Concerning the problems with water supply in the regions, the director of the Kyrgyz Integrated Hydrogeological Expedition stressed that there are a number of problems with cleaning the wells in the regions.

"In the regions, often there are not cleaned wells. At the same time, people conduct water from mines, and by the standard it is necessary to use water from wells from under the ground. If the cleaning is carried out in a timely manner, then there is no need to clean the water with bleach. In general, water should be conducted from a depth of 100 meters, depending on the terrain and features of the land. Here it would be desirable to urge the population to conduct water from a sufficient depth, since surface waters can be harmful, due to the fact that there are a lot of septic tanks and other harmful factors. The water extracted from the 15-meter depth is more used for technical purposes," the director concluded.

The special report of the Ombudsman Institute says that currently about 1 million people in Kyrgyzstan do not have access to clean drinking water.

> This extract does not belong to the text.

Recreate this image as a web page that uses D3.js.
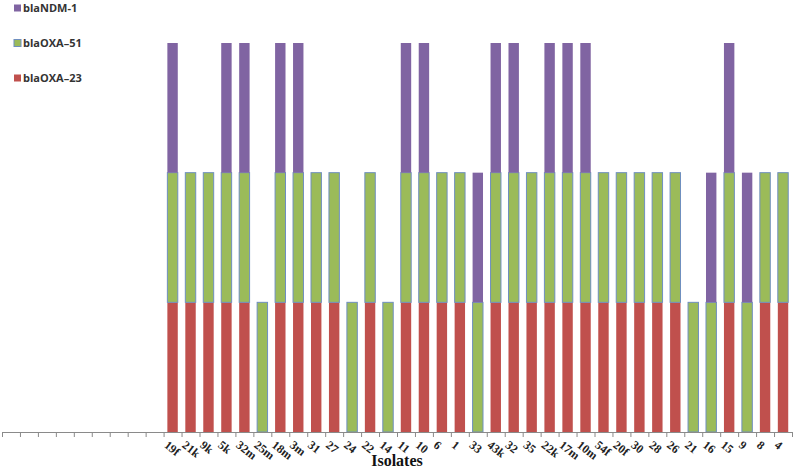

And this is in view of the fact that Kyrgyzstan is one of the richest countries in water resources of post-Soviet Central Asia.

According to data of the National Statistics Committee, there are 1,891 settlements on the territory of the country, including 1805 villages. Of these, 725 villages (38%) do not have sufficient access to a centralized water supply system, and in more than 400 (22%) villages there are no water supply networks at all, which means that the population has to take water from open sources.